Feeding: Cymbidiums are medium feeders and require fertilizing every third watering most of the year. Use Gubler’s Pro Blend Orchid Food 19-8-16. This formula is exactly what we use to grow our Cymbidiums. Stop feeding with high nitrogen foods in late August through October. (A fertilizer high in Phosphorus, such as a 10-20-10 food can be used, but is not necessary).
Repotting: Should be done once every 12 to 18 months. It is best to repot after the Cymbidium is done flowering. Plants that have overgrown their container should be potted into a suitable container the next size larger. You may choose any container, provided it has good bottom drainage. We do not recommend pots with slits on the side. Transplant using Gubler’s Orchid Grow Mix, Fine Grade.

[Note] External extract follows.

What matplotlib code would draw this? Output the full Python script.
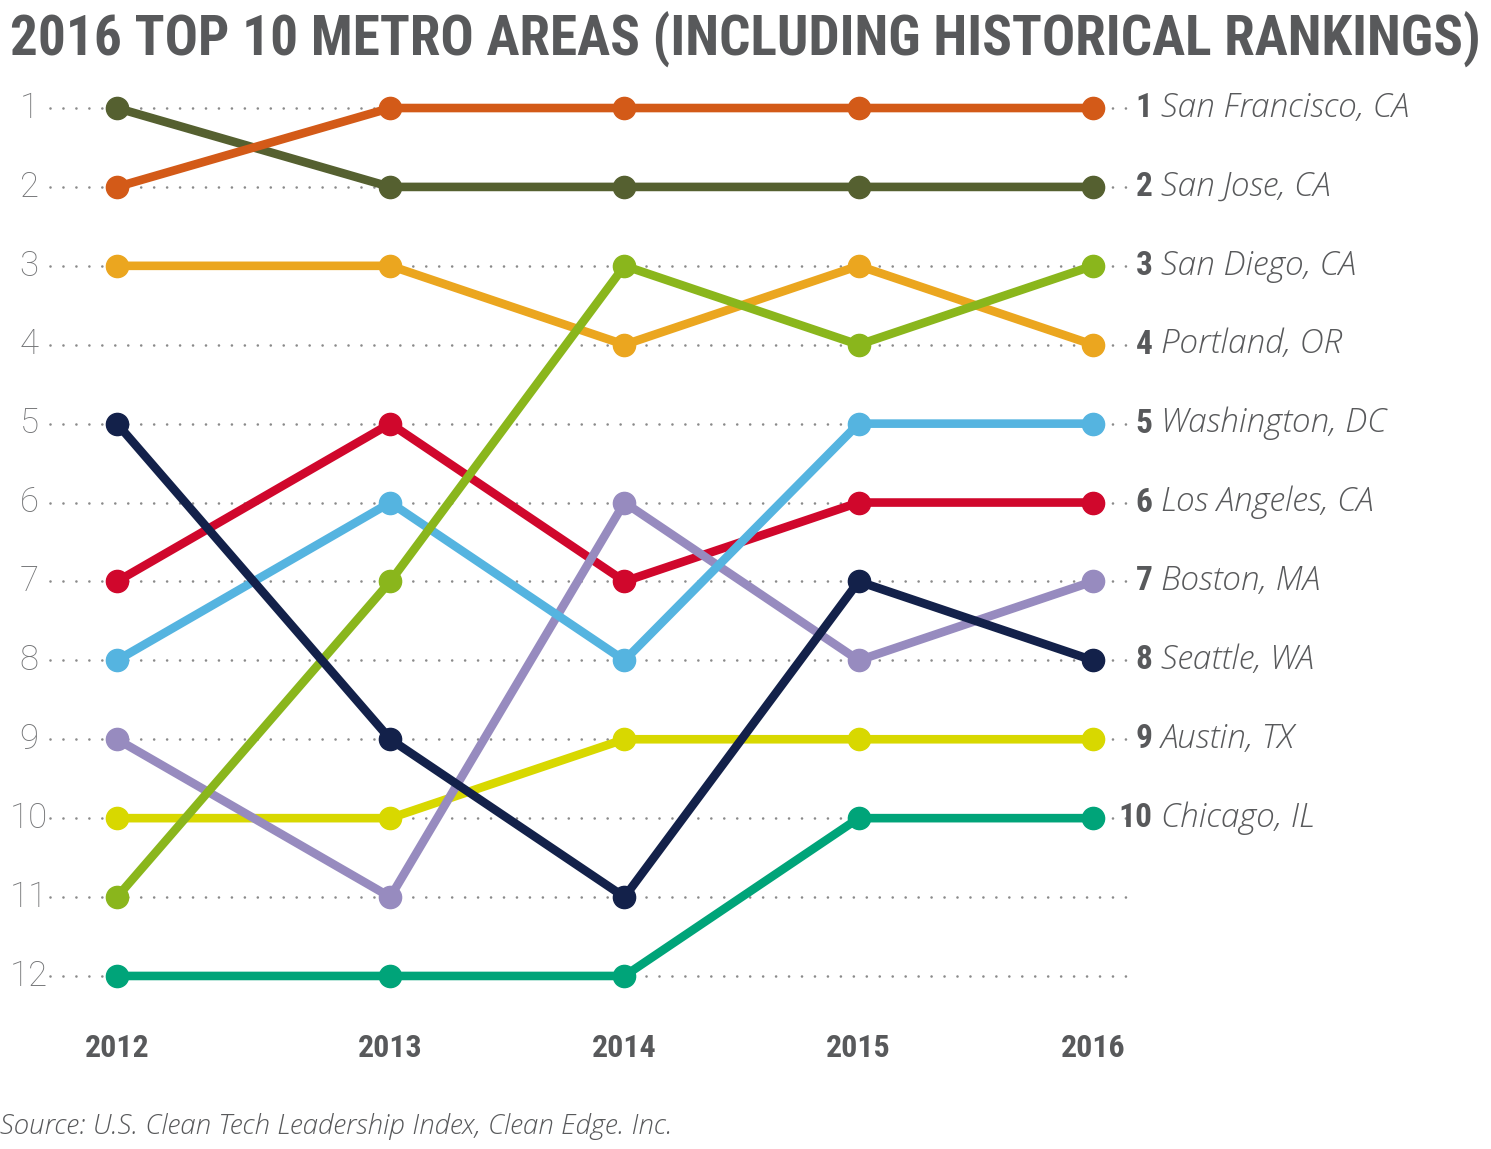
import matplotlib
matplotlib.use('Agg')
import matplotlib.pyplot as plt
from matplotlib import font_manager

# data
years = ['2012', '2013', '2014', '2015', '2016']
metros = ['San Francisco, CA', 'San Jose, CA', 'San Diego, CA', 'Portland, OR',
          'Washington, DC', 'Los Angeles, CA', 'Boston, MA', 'Seattle, WA',
          'Austin, TX', 'Chicago, IL']
san_francisco = [2, 1, 1, 1, 1]
san_jose = [1, 2, 2, 2, 2]
san_diego = [11, 7, 3, 4, 3]
portland = [3, 3, 4, 3, 4]
washington = [8, 6, 8, 5, 5]
los_angeles = [7, 5, 7, 6, 6]
boston = [9, 11, 6, 8, 7]
seattle = [5, 9, 11, 7, 8]
austin = [10, 10, 9, 9, 9]
chicago = [12, 12, 12, 10, 10]
ranks = list(range(1, 13))

series = [san_francisco, san_jose, san_diego, portland, washington,
          los_angeles, boston, seattle, austin, chicago]
colours = ['#D35A18', '#556030', '#8AB61C', '#EBA61F', '#55B4E0',
           '#D0072C', '#978BBF', '#13214A', '#D8D800', '#00A479']
# drawing order, bottom first
zorders = [10, 9, 7, 3, 6, 4, 5, 8, 2, 1]

# layout: first gap is a bit wider than the others
xpos = [0, 1.167, 2.167, 3.167, 4.167]

txt = '#58595B'

# condensed bold face for the headings, if there is one
names = set(f.name for f in font_manager.fontManager.ttflist)
cond = 'DejaVu Sans'
for cand in ['Roboto Condensed', 'Liberation Sans Narrow', 'Open Sans Condensed']:
    if cand in names:
        cond = cand
        break
cond_stretch = 'condensed'

fig = plt.figure(figsize=(14.91, 11.49), dpi=100)
ax = fig.add_axes([0, 0, 1, 1])
ax.set_xlim(-0.4996, 5.867)
ax.set_ylim(14.193, -0.369)
ax.axis('off')

# dotted rank guides
ax.hlines(ranks, -0.286, 4.325, colors='#8a8a8a', lw=1.9,
          linestyles=[(0, (0.01, 4.9))], capstyle='round', zorder=0)
for r in ranks:
    ax.text(-0.375, r, str(r), ha='center', va='center', fontsize=25,
            color='#747577', family='Roboto', fontweight='light')

for vals, c, z in zip(series, colours, zorders):
    ax.plot(xpos, vals, color=c, lw=6.2, marker='o', ms=16, mec=c, mfc=c,
            solid_capstyle='round', zorder=z + 1)

for name, vals in zip(metros, series):
    r = vals[-1]
    ax.annotate(str(r), (xpos[-1], r), xytext=(43, 0), textcoords='offset points',
                ha='right', va='center', fontsize=24, fontweight='bold',
                color=txt, family=cond, fontstretch=cond_stretch)
    ax.annotate(name, (xpos[-1], r), xytext=(49, 0), textcoords='offset points',
                ha='left', va='center', fontsize=24, fontstyle='italic',
                color=txt, family='Open Sans', fontweight='light')

for x, y in zip(xpos, years):
    ax.text(x, 12.91, y, ha='center', va='center', fontsize=23,
            fontweight='bold', color=txt, family=cond, fontstretch=cond_stretch)

title = fig.text(0.007, 0.966, '2016 TOP 10 METRO AREAS (INCLUDING HISTORICAL RANKINGS)',
                 ha='left', va='center', fontsize=40, fontweight='bold', color=txt,
                 family=cond, fontstretch=cond_stretch)
# shrink the title so it spans the width like the original
fig.canvas.draw()
w = title.get_window_extent().width
title.set_fontsize(40 * 1470.0 / w)

fig.text(0.0, 0.02, 'Source: U.S. Clean Tech Leadership Index, Clean Edge. Inc.',
         ha='left', va='center', fontsize=20, fontstyle='italic', color=txt,
         family='Open Sans', fontweight='light')

plt.savefig('out.png', dpi=100)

Cymbidium orchids can also be planted directly into the ground in mild climates, under shade. Fill the hole with our Fine mix, then plant. This will help your orchid adjust as it begins to grow into the soil.
If you choose to divide your cymbidum, be sure that your division has at least 3-4 bulbs (with leaves). Please keep in mind that plants that are divided generally do not bloom on the next flowering cycle.
What to expect: Cymbidium flowers have been used in flower arrangements and corsages for decades. Flowers are medium sized with waxy pedals and are long lasting. Most Cymbidiums we hybridize bloom in the winter months, producing ten to sixteen flowers per stem. Flowers should last approximately four to six weeks, depending on your growing conditions. Cymbidiums are a good beginner orchid, and make a wonderful addition to any orchid collection.